By Courier Staff
St. Albans: The Green Mountain Care Board will allow prices at hospitals to go up an average of 1.8 percent in the upcoming fiscal year, but will hold Northwestern Medical Center’s rates alone.
The board, which regulates hospitals’ budgets and insurance prices, finished approving the prices for Vermont’s 14 hospitals Thursday. The board’s accountants are still calculating how much revenue those new prices will take in.
The results leave $2.4 billion in hospital budgets largely unchanged. Even though numerous hospitals took in more money for care than they were supposed to in 2015 or are expected to do so in 2016, none will be forced to decrease how much they charge insurance companies starting Oct. 1.
The St. Albans based hospital asked for a 2.9% price increase from the board. That request was shot down.
In 2015 the hospital reported bringing in $188 million in revenue from patient services. That’s up from $44.8 million ten years ago, according to documents made available to the Courier recently.

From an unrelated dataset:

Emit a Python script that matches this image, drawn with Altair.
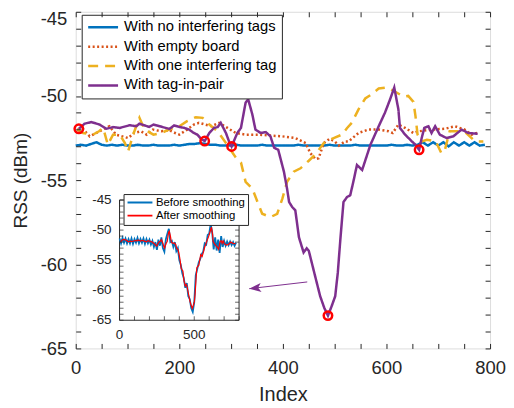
import altair as alt
import pandas as pd

FONT = "Liberation Sans"
AX = "#262626"

series_names = ["With no interfering tags", "With empty board",
                "With one interfering tag", "With tag-in-pair"]
series_colors = ["#0072BD", "#D95319", "#EDB120", "#7E2F8E"]
series_dash = [[1, 0], [2, 2.5], [10, 7], [1, 0]]

# --- main series -------------------------------------------------------
blue_x = list(range(0, 800, 10))
blue_y = [-52.95, -52.9, -52.95, -52.85, -52.75, -52.9, -52.95, -52.9, -52.95, -52.9,
          -52.95, -52.95, -52.9, -52.95, -52.95, -52.9, -52.95, -52.95, -52.95, -52.9,
          -52.95, -52.9, -52.85, -52.85, -52.8, -52.85, -52.9, -52.9, -52.95, -52.95,
          -52.95, -52.9, -52.95, -52.95, -52.95, -52.95, -52.9, -52.95, -52.95, -52.95,
          -52.95, -52.95, -52.95, -52.9, -52.95, -52.95, -52.95, -52.95, -52.95, -52.9,
          -52.95, -52.95, -52.95, -52.95, -52.9, -52.95, -52.95, -52.95, -52.95, -52.95,
          -52.95, -52.9, -52.95, -52.95, -52.9, -52.95, -52.9, -52.75, -52.95, -52.75,
          -52.95, -52.75, -53.0, -52.75, -52.95, -52.75, -52.95, -52.75, -52.95, -52.9]

orange_x = [3, 15, 27, 40, 52, 65, 78, 90, 101, 113, 126, 137, 149, 165, 181, 192, 200,
            215, 228, 238, 250, 262, 277, 293, 309, 328, 354, 375, 399, 424, 444, 453,
            463, 469, 479, 490, 500, 508, 520, 527, 546, 565, 585, 604, 612, 623, 636,
            652, 662, 687, 713, 732, 751, 764, 775]
orange_y = [-52.0, -52.0, -52.4, -52.2, -52.0, -51.8, -52.3, -52.4, -52.5, -52.2, -52.1,
            -52.3, -52.0, -52.1, -52.05, -52.2, -52.3, -52.0, -51.7, -51.6, -51.7, -51.8,
            -51.6, -51.9, -52.2, -52.3, -52.3, -52.35, -52.4, -52.5, -52.8, -53.4, -53.75,
            -53.7, -52.8, -52.55, -52.7, -52.95, -52.7, -52.7, -52.2, -52.0, -52.0, -52.1,
            -52.2, -51.7, -51.9, -52.2, -52.1, -52.0, -51.95, -51.8, -52.0, -52.3, -52.2]

yellow_x = [3, 14, 33, 45, 53, 62, 72, 85, 95, 101, 112, 123, 133, 150, 165, 180, 200,
            215, 232, 245, 258, 274, 290, 309, 319, 328, 341, 351, 360, 376, 389, 399,
            408, 421, 434, 450, 463, 479, 498, 514, 524, 533, 546, 559, 569, 585, 601,
            617, 633, 642, 652, 656, 660, 668, 678, 695, 706, 712, 722, 738, 754, 771, 787]
yellow_y = [-52.0, -52.2, -52.3, -52.1, -51.9, -52.9, -52.3, -52.3, -52.8, -53.3, -52.2,
            -51.3, -52.0, -52.3, -52.2, -52.0, -51.8, -51.5, -51.26, -51.3, -51.7, -52.1,
            -52.8, -53.65, -53.95, -55.1, -55.5, -56.3, -57.0, -57.2, -57.0, -56.1, -55.1,
            -54.5, -54.3, -53.85, -53.46, -52.8, -52.5, -52.3, -51.9, -51.6, -50.8, -50.15,
            -49.95, -49.56, -49.5, -49.75, -50.05, -50.0, -50.35, -51.2, -52.3, -52.7, -52.6,
            -52.7, -53.4, -53.3, -52.1, -52.1, -52.2, -52.7, -52.7]

purple_x = [6, 17, 30, 46, 59, 72, 85, 104, 117, 123, 142, 150, 162, 181, 190, 200, 210,
            219, 228, 235, 242, 249, 258, 267, 274, 280, 290, 296, 301, 312, 319, 328,
            333, 341, 347, 357, 367, 376, 383, 391, 402, 408, 412, 418, 424, 431, 440,
            446, 450, 463, 472, 480, 487, 494, 501, 506, 511, 517, 524, 530, 536, 543,
            553, 569, 585, 597, 607, 615, 623, 626, 636, 649, 656, 663, 668, 673, 681,
            687, 694, 703, 716, 729, 745, 758, 776]
purple_y = [-51.95, -51.65, -51.55, -51.7, -51.95, -51.85, -51.9, -51.74, -51.8, -51.65,
            -51.84, -51.7, -51.8, -51.96, -51.75, -51.84, -51.9, -52.0, -52.2, -52.3,
            -52.55, -52.68, -52.2, -51.9, -51.85, -51.6, -52.2, -52.7, -53.0, -52.2, -51.9,
            -50.4, -50.2, -51.1, -52.0, -52.2, -52.15, -52.4, -53.07, -53.2, -54.5, -55.5,
            -56.3, -56.6, -56.8, -58.4, -59.3, -59.05, -59.2, -60.8, -61.9, -62.6, -63.05,
            -62.5, -61.9, -60.5, -58.5, -56.3, -56.0, -55.9, -55.1, -54.1, -54.4, -52.9,
            -51.8, -51.0, -50.2, -49.5, -50.8, -51.9, -52.3, -52.7, -52.9, -53.2, -52.5,
            -51.9, -51.8, -52.2, -51.8, -52.3, -52.5, -52.4, -52.0, -52.2, -52.25]

marker_x = [6, 249, 301, 487, 663]
marker_y = [-51.95, -52.68, -53.0, -63.05, -53.2]

arrow_x = [447, 335]
arrow_y = [-61.05, -61.45]

# --- inset series --------------------------------------------------------
inset_names = ["Before smoothing", "After smoothing"]
inset_colors = ["#0072BD", "#FF0000"]
raw_x = list(range(0, 790, 10))
raw_y = [-51.4, -52.2, -51.3, -52.1, -51.4, -52.2, -51.5, -52.2, -51.4, -52.3,
         -51.5, -52.1, -51.3, -52.2, -51.5, -52.1, -51.4, -52.3, -51.5, -52.2,
         -51.6, -52.4, -51.8, -52.8, -52.0, -53.3, -51.6, -52.6, -51.2, -53.0,
         -53.6, -51.5, -50.6, -49.8, -52.0, -51.8, -52.8, -52.0, -53.5, -53.0,
         -55.0, -55.8, -57.2, -58.0, -59.6, -58.8, -61.0, -61.5, -63.0, -63.6,
         -62.0, -57.5, -56.5, -55.4, -54.8, -54.0, -53.6, -52.2, -52.4, -50.8,
         -50.6, -49.0, -50.4, -53.2, -51.2, -53.4, -51.6, -53.8, -51.0, -52.8,
         -51.8, -52.6, -51.9, -52.5, -51.9, -52.5, -52.0, -52.6, -52.1]

x_lim = [0, 800]
y_lim = [-65, -45]
inset_xticks = list(range(0, 801, 100))
inset_xlabels = [0, 500]
inset_yticks = list(range(-65, -44, 1))
inset_ylabels = [-65, -60, -55, -50, -45]

# --- tables --------------------------------------------------------------
rows = []
for name, xs_, ys_ in zip(series_names, [blue_x, orange_x, yellow_x, purple_x],
                          [blue_y, orange_y, yellow_y, purple_y]):
    for a, b in zip(xs_, ys_):
        rows.append({"series": name, "x": a, "y": b})
df_main = pd.DataFrame(rows)
df_mark = pd.DataFrame({"x": marker_x, "y": marker_y})
df_arrow = pd.DataFrame({"x": arrow_x, "y": arrow_y})
df_head = df_arrow.iloc[[1]]
df_raw = pd.DataFrame({"x": raw_x, "y": raw_y, "series": inset_names[0]})
df_smooth = pd.DataFrame({"x": purple_x, "y": purple_y, "series": inset_names[1]})
df_box = pd.DataFrame({"x": [x_lim[0]], "x2": [x_lim[1]], "y": [y_lim[0]], "y2": [y_lim[1]]})
df_xt = pd.DataFrame({"x": inset_xticks, "yb": y_lim[0], "yt": y_lim[1]})
df_yt = pd.DataFrame({"y": inset_yticks, "xl": x_lim[0], "xr": x_lim[1]})
df_xl = pd.DataFrame({"x": inset_xlabels, "y": y_lim[0], "t": [str(v) for v in inset_xlabels]})
df_yl = pd.DataFrame({"y": inset_ylabels, "x": x_lim[0], "t": [str(v) for v in inset_ylabels]})

PT, W, H = 3, 416, 338
xs = alt.Scale(domain=x_lim, nice=False, zero=False)
ys = alt.Scale(domain=y_lim, nice=False, zero=False)

tick_in = {"expr": "-5"}
common_axis = dict(grid=False, domain=False, tickColor=AX, tickWidth=1, tickSize=tick_in,
                   labelColor=AX, labelFont=FONT, titleFont=FONT, titleColor=AX,
                   titleFontWeight="normal", zindex=2)

x_bottom = alt.Axis(orient="bottom", values=list(range(0, 801, 50)),
                    labelExpr="datum.value % 200 == 0 ? '' + datum.value : ''",
                    labelFontSize=18.5, labelPadding=15, title="Index", titleFontSize=20,
                    titlePadding=8, labelOverlap=False, labelFlush=False, **common_axis)
y_left = alt.Axis(orient="left", values=list(range(-65, -44, 1)),
                  labelExpr="datum.value % 5 == 0 ? '' + datum.value : ''",
                  labelFontSize=18.5, labelPadding=14, title="RSS (dBm)", titleFontSize=19,
                  titlePadding=10, labelOverlap=False, labelFlush=False,
                  labelOffset={"condition": {"test": "datum.value == -45", "value": 7}, "value": 0},
                  **common_axis)
x_top = alt.Axis(orient="top", values=list(range(0, 801, 50)), labels=False, title=None,
                 **common_axis)
y_right = alt.Axis(orient="right", values=list(range(-65, -44, 1)), labels=False, title=None,
                   **common_axis)

legend_main = alt.Legend(title=None, orient="none", legendX=6, legendY=3,
                         symbolType="stroke", symbolSize=900, symbolStrokeWidth=2.5,
                         clipHeight=15, rowPadding=3.5, labelFont=FONT, labelFontSize=14.8,
                         labelColor="#000000", labelOffset=4.5, padding=5,
                         strokeColor=AX, fillColor="white", cornerRadius=0,
                         labelLimit=400)
color_main = alt.Color("series:N", scale=alt.Scale(domain=series_names, range=series_colors),
                       legend=legend_main)
dash_main = alt.StrokeDash("series:N", scale=alt.Scale(domain=series_names, range=series_dash),
                           legend=legend_main)

lines = alt.Chart(df_main).mark_line(strokeWidth=2.5).encode(
    x=alt.X("x:Q", scale=xs, axis=x_bottom),
    y=alt.Y("y:Q", scale=ys, axis=y_left),
    color=color_main, strokeDash=dash_main)

frame = alt.Chart(df_main).mark_point(opacity=0).encode(
    x=alt.X("x:Q", scale=xs, axis=x_top),
    y=alt.Y("y:Q", scale=ys, axis=y_right))

markers = alt.Chart(df_mark).mark_point(shape="circle", size=72, strokeWidth=2.5,
                                        color="#FF0000", filled=False, opacity=1).encode(
    x=alt.X("x:Q", scale=xs, axis=None), y=alt.Y("y:Q", scale=ys, axis=None))

arrow_line = alt.Chart(df_arrow).mark_line(color="#7E2F8E", strokeWidth=1).encode(
    x=alt.X("x:Q", scale=xs, axis=None), y=alt.Y("y:Q", scale=ys, axis=None))

arrow_head = alt.Chart(df_head).mark_point(
    shape="M0,0L2,-0.75L1.5,0L2,0.75Z", size=144, angle=354, filled=True,
    color="#7E2F8E", opacity=1, strokeWidth=0).encode(
    x=alt.X("x:Q", scale=xs, axis=None), y=alt.Y("y:Q", scale=ys, axis=None))

main = alt.layer(lines, frame, markers, arrow_line, arrow_head).resolve_axis(
    x="independent", y="independent")

# --- inset (own scales, placed inside the plot area) ---------------------
IX0, IX1 = 44, 164
IY0, IY1 = 320.7 - 8 - PT, 200 - 8 - PT
ixs = alt.Scale(domain=x_lim, nice=False, zero=False, range=[IX0, IX1])
iys = alt.Scale(domain=y_lim, nice=False, zero=False, range=[IY0, IY1])
IX = lambda f: alt.X(f, scale=ixs, axis=None)
IY = lambda f: alt.Y(f, scale=iys, axis=None)

legend_inset = alt.Legend(title=None, orient="none", legendX=48, legendY=194 - 8 - PT,
                          symbolType="stroke", symbolSize=625, symbolStrokeWidth=1.8,
                          clipHeight=11, rowPadding=1.2, labelFont=FONT, labelFontSize=11.4,
                          labelColor="#000000", labelOffset=2.5, padding=3,
                          strokeColor=AX, fillColor="white", cornerRadius=0, zindex=3)
color_inset = alt.Color("series:N", scale=alt.Scale(domain=inset_names, range=inset_colors),
                        legend=legend_inset)

box = alt.Chart(df_box).mark_rect(fill="white", stroke=AX, strokeWidth=1).encode(
    x=IX("x:Q"), x2="x2:Q", y=IY("y:Q"), y2="y2:Q")

raw = alt.Chart(df_raw).mark_line(strokeWidth=1.8).encode(
    x=IX("x:Q"), y=IY("y:Q"), color=color_inset)
smooth = alt.Chart(df_smooth).mark_line(strokeWidth=1.2).encode(
    x=IX("x:Q"), y=IY("y:Q"), color=color_inset)

tick_base_x = alt.Chart(df_xt)
xt_bottom = tick_base_x.mark_tick(orient="vertical", size=4, thickness=1, color=AX,
                                  yOffset=-2).encode(x=IX("x:Q"), y=IY("yb:Q"))
xt_top = tick_base_x.mark_tick(orient="vertical", size=4, thickness=1, color=AX,
                               yOffset=2).encode(x=IX("x:Q"), y=IY("yt:Q"))
tick_base_y = alt.Chart(df_yt)
yt_left = tick_base_y.mark_tick(orient="horizontal", size=4, thickness=1, color=AX,
                                xOffset=2).encode(x=IX("xl:Q"), y=IY("y:Q"))
yt_right = tick_base_y.mark_tick(orient="horizontal", size=4, thickness=1, color=AX,
                                 xOffset=-2).encode(x=IX("xr:Q"), y=IY("y:Q"))

xl_text = alt.Chart(df_xl).mark_text(font=FONT, fontSize=13.5, color=AX, baseline="top",
                                     align="center", dy=8).encode(
    x=IX("x:Q"), y=IY("y:Q"), text="t:N")
yl_text = alt.Chart(df_yl).mark_text(font=FONT, fontSize=13.5, color=AX, baseline="middle",
                                     align="right", dx=-8).encode(
    x=IX("x:Q"), y=IY("y:Q"), text="t:N")

inset = alt.layer(box, raw, smooth, xt_bottom, xt_top, yt_left, yt_right, xl_text, yl_text)

chart = alt.layer(main, inset).resolve_scale(
    x="independent", y="independent", color="independent", strokeDash="independent"
).properties(
    width=W, height=H,
    padding={"left": 68, "top": PT, "right": 16, "bottom": 58},
    autosize=alt.AutoSizeParams(type="none"),
).configure_view(stroke=AX, strokeWidth=1).configure(background="white")

chart.save("out.html", embed_options={"renderer": "svg", "actions": False})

According to the hospital’s own documents, the facility admitted 6.5% less patients this year than last.
In fiscal year 2017, the only hospital that will lower its prices is Rutland Regional Medical Center, which asked to drop its prices 5.1 percent. Copley Hospital in Morrisville will not see a price increase because it didn’t request one, but it will be required to return to the board in December to discuss its budget.
The University of Vermont Medical Center in Burlington and Central Vermont Medical Center in Berlin, which are both part of the UVM Health Network, will raise prices. The two hospitals originally requested increases of 3 percent, but the board reduced those to 2.45 percent.
The University of Vermont’s overall budget last year was $1.02 billion.